En cualquier caso, y en esto me refiero a la inspiración televisiva, ver a un famoso presentador que aparece a todas horas en una cadena privada entre una corte de aduladores que le aplauden mientras canta horrorosamente como Nerón entre sus cortesanos, me ha servido para pensar, que lo que sube, necesariamente baja para que haya un equilibrio, y que, si a la hora de la verdad pusieran a un rey y a un mendigo a caminar por el desierto, vistos desde el aire ambos se verían igual de pequeños.

Tan pequeño como me sentía yo y veía a toda la gente cuando a los trece años en el viaje de estudios de la E.G.B. visitamos El Escorial. También recuerdo las tumbas de los reyes y el Emperador Carlos I de España. Pequeño espacio el de sus sarcófagos para personas que en su tiempo fueron los humanos más poderosos de la Tierra y rigieron el destino del Imperio más grande hasta entonces conocido.

Así que poca importancia tienen las ínfulas, y ciertas competitividades. Cuántas ciudades se han erigido para terminar desaparecidas bajo el polvo del desierto y el silencio. Al final, el bullicio y el alboroto han quedado acallados por la belleza del sonido del viento. Por eso no vale la pena perder el tiempo con idioteces, créanme. En ocasiones es más profunda la filosofía de un ermitaño que la de un monarca. Y también mayor su sabiduría.

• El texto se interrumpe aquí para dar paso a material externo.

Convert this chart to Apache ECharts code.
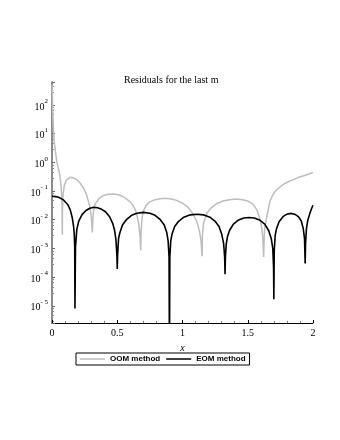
<!DOCTYPE html>
<html>
<head>
<meta charset="utf-8">
<script src="https://cdn.jsdelivr.net/npm/echarts@6/dist/echarts.min.js"></script>
<style>
  html, body { margin: 0; padding: 0; background: #fff; }
  #residual_chart { width: 340px; height: 440px; }
</style>
</head>
<body>
<div id="residual_chart"></div>
<script>
// 数据
const chartTitle = 'Residuals for the last m'
const legendNames = ['OOM method', 'EOM method']
const xTickLabels = ['0', '0.5', '1', '1.5', '2']

const oomX = [0, 0.004, 0.008, 0.012, 0.02, 0.03, 0.038, 0.047, 0.056, 0.064, 0.07, 0.074, 0.077, 0.079,
  0.08, 0.085, 0.095, 0.11, 0.125, 0.14, 0.16, 0.19, 0.215, 0.24, 0.265, 0.285, 0.297, 0.304, 0.309,
  0.312, 0.318, 0.33, 0.36, 0.39, 0.43, 0.47, 0.51, 0.55, 0.6, 0.63, 0.65, 0.665, 0.675, 0.68,
  0.683, 0.69, 0.7, 0.72, 0.75, 0.79, 0.84, 0.89, 0.94, 0.99, 1.04, 1.08, 1.11, 1.13, 1.142, 1.15,
  1.153, 1.16, 1.175, 1.19, 1.22, 1.26, 1.31, 1.36, 1.41, 1.46, 1.5, 1.54, 1.57, 1.59, 1.605, 1.615, 1.622,
  1.625, 1.63, 1.645, 1.66, 1.67, 1.69, 1.71, 1.74, 1.77, 1.81, 1.85, 1.89, 1.93, 1.97, 2.0]
const oomY = [500, 150, 30, 10, 4, 1.8, 1.0, 0.65, 0.45, 0.25, 0.14, 0.07, 0.03, 0.003,
  0.02, 0.08, 0.16, 0.24, 0.28, 0.3, 0.29, 0.25, 0.19, 0.13, 0.075, 0.035, 0.018, 0.009, 0.0036,
  0.008, 0.02, 0.035, 0.055, 0.068, 0.077, 0.079, 0.074, 0.062, 0.042, 0.027, 0.015, 0.007, 0.0025, 0.00085,
  0.004, 0.012, 0.02, 0.031, 0.042, 0.05, 0.055, 0.055, 0.05, 0.04, 0.028, 0.016, 0.0085, 0.004, 0.0018, 0.00053,
  0.003, 0.007, 0.012, 0.018, 0.026, 0.036, 0.045, 0.05, 0.053, 0.05, 0.045, 0.035, 0.022, 0.012, 0.006, 0.0025, 0.0005,
  0.002, 0.005, 0.012, 0.026, 0.044, 0.07, 0.098, 0.13, 0.167, 0.21, 0.25, 0.3, 0.34, 0.39, 0.44]

const eomX = [0, 0.03, 0.06, 0.09, 0.12, 0.14, 0.155, 0.165, 0.17, 0.174, 0.176,
  0.18, 0.19, 0.205, 0.23, 0.26, 0.29, 0.32, 0.35, 0.38, 0.41, 0.44, 0.465, 0.48, 0.49, 0.497, 0.5,
  0.503, 0.51, 0.52, 0.54, 0.57, 0.61, 0.65, 0.7, 0.75, 0.79, 0.83, 0.86, 0.88, 0.89, 0.897, 0.9,
  0.903, 0.91, 0.92, 0.94, 0.97, 1.01, 1.06, 1.11, 1.16, 1.21, 1.25, 1.28, 1.3, 1.315, 1.323, 1.326,
  1.329, 1.335, 1.345, 1.36, 1.39, 1.43, 1.47, 1.51, 1.55, 1.59, 1.63, 1.66, 1.68, 1.692, 1.698, 1.7,
  1.703, 1.71, 1.72, 1.74, 1.77, 1.8, 1.83, 1.86, 1.89, 1.91, 1.925, 1.935, 1.94,
  1.943, 1.95, 1.96, 1.975, 1.99, 2.0]
const eomY = [0.066, 0.064, 0.058, 0.048, 0.034, 0.022, 0.012, 0.006, 0.0035, 0.0012, 0.000008,
  0.0011, 0.0045, 0.009, 0.015, 0.021, 0.025, 0.027, 0.026, 0.023, 0.019, 0.013, 0.0075, 0.0042, 0.002, 0.0006, 0.00019,
  0.0006, 0.0022, 0.0035, 0.0065, 0.01, 0.0142, 0.0168, 0.018, 0.0168, 0.0142, 0.01, 0.0065, 0.0035, 0.0018, 0.0005, 0.0000001,
  0.0005, 0.0018, 0.0032, 0.0058, 0.0088, 0.0122, 0.0148, 0.0155, 0.0148, 0.0122, 0.0088, 0.0058, 0.0032, 0.0015, 0.0005, 0.000125,
  0.0005, 0.0014, 0.0026, 0.0042, 0.007, 0.0098, 0.0115, 0.012, 0.0115, 0.0098, 0.007, 0.0042, 0.0022, 0.001, 0.0002, 0.000017,
  0.0008, 0.0028, 0.0048, 0.0085, 0.0128, 0.0156, 0.0166, 0.0156, 0.0125, 0.009, 0.005, 0.0022, 0.0003,
  0.0015, 0.005, 0.0095, 0.016, 0.025, 0.032]

const serif = '"Liberation Serif", "DejaVu Serif", serif'

function pairs (xs, ys) {
  return xs.map((x, i) => [x, ys[i]])
}

const dom = document.getElementById('residual_chart')
let myChart = echarts.init(dom, null, { renderer: 'canvas' })

let option = {
  animation: false,
  backgroundColor: '#fff',
  title: {
    text: chartTitle,
    left: 119,
    top: 70,
    textStyle: { fontFamily: serif, fontSize: 10, fontWeight: 'normal', color: '#000' }
  },
  legend: {
    left: 76,
    top: 353,
    data: legendNames,
    icon: 'rect',
    itemWidth: 25,
    itemHeight: 1.5,
    itemGap: 6,
    padding: [2, 4, 2, 4],
    borderColor: '#000',
    borderWidth: 1,
    borderRadius: 0,
    textStyle: { fontFamily: '"Liberation Sans", Arial, sans-serif', fontSize: 8, fontWeight: 'bold', color: '#000' }
  },
  grid: {
    left: 52,
    right: 27,
    top: 82,
    bottom: 117,
    containLabel: false,
    outerBoundsMode: 'none'
  },
  xAxis: {
    type: 'value',
    min: 0,
    max: 2,
    interval: 0.5,
    name: 'x',
    nameLocation: 'middle',
    nameGap: 19,
    nameTextStyle: { fontFamily: serif, fontStyle: 'italic', fontSize: 10, color: '#000' },
    axisLine: { show: true, onZero: false, lineStyle: { color: '#000', width: 1 } },
    axisTick: { show: true, inside: true, length: 3, lineStyle: { color: '#000' } },
    minorTick: { show: true, splitNumber: 5, length: 2, lineStyle: { color: '#777' } },
    splitLine: { show: false },
    axisLabel: {
      margin: 5,
      fontFamily: serif,
      fontSize: 10,
      color: '#000',
      formatter: function (v) {
        const i = Math.round(v / 0.5)
        return xTickLabels[i] !== undefined ? xTickLabels[i] : ''
      }
    }
  },
  yAxis: {
    type: 'log',
    logBase: 10,
    min: Math.pow(10, -5.6),
    max: Math.pow(10, 2.8),
    axisLine: { show: true, lineStyle: { color: '#666', width: 1.5 } },
    axisTick: { show: true, inside: true, length: 3, lineStyle: { color: '#666' } },
    minorTick: { show: true, splitNumber: 5, length: 2, lineStyle: { color: '#888' } },
    splitLine: { show: false },
    axisLabel: {
      showMinLabel: false,
      showMaxLabel: false,
      margin: 4,
      formatter: function (v) {
        const e = Math.log10(v)
        const r = Math.round(e)
        if (Math.abs(e - r) > 0.01) return ''
        const sup = r < 0 ? '- ' + Math.abs(r) : String(r)
        return '{b|10}{s|' + sup + '}'
      },
      rich: {
        b: { fontFamily: serif, fontSize: 10, color: '#000', lineHeight: 14, verticalAlign: 'bottom' },
        s: { fontFamily: serif, fontSize: 7, color: '#000', lineHeight: 14, verticalAlign: 'top' }
      }
    }
  },
  series: [
    {
      name: legendNames[0],
      type: 'line',
      data: pairs(oomX, oomY),
      showSymbol: false,
      symbol: 'none',
      clip: true,
      lineStyle: { color: '#bdbdbd', width: 1.5 },
      itemStyle: { color: '#bdbdbd' }
    },
    {
      name: legendNames[1],
      type: 'line',
      data: pairs(eomX, eomY),
      showSymbol: false,
      symbol: 'none',
      clip: true,
      lineStyle: { color: '#000', width: 1.6 },
      itemStyle: { color: '#000' }
    }
  ]
}

myChart.setOption(option, true)
</script>
</body>
</html>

No quiero decir que no aspiremos a superarnos. Que no compitamos con nosotros mismos por mejorar. Ni que olvidemos que el hecho de construir es también positivo. Aunque luego se te caiga el alma a los pies al ver cómo poco a poco las excavadoras tumban el silo, el patrimonio industrial y arquitectónico o las casas conocidas y poco a poco la geografía de la infancia de uno va desapareciendo hasta que un día parezca que no hubiera existido.

Pero por otro lado ahí están también las buenas iniciativas, como esa reedición del libro de fotos antiguas de Caspe, recopiladas, junto a una impagable información por alguien que sería buen vasallo, si tuviera buen señor, como decía el Cantar de Mío Cid: Alfredo Grañena. Es una suerte contar con personas que, desinteresadamente intentan preservar la memoria de lo cotidiano, que al fin, es lo de nuestros ancestros y nuestro propio. Gracias, Alfredo, por tu trabajo y ejemplo.

Estos trabajos, soplos de aire fresco, que aparecen sin bombos ni platillos, son esas pequeñas grandes cosas que nos reconcilian, una vez más, con la vida. Ánimo con todo, feliz semana, y a más ver, amigos.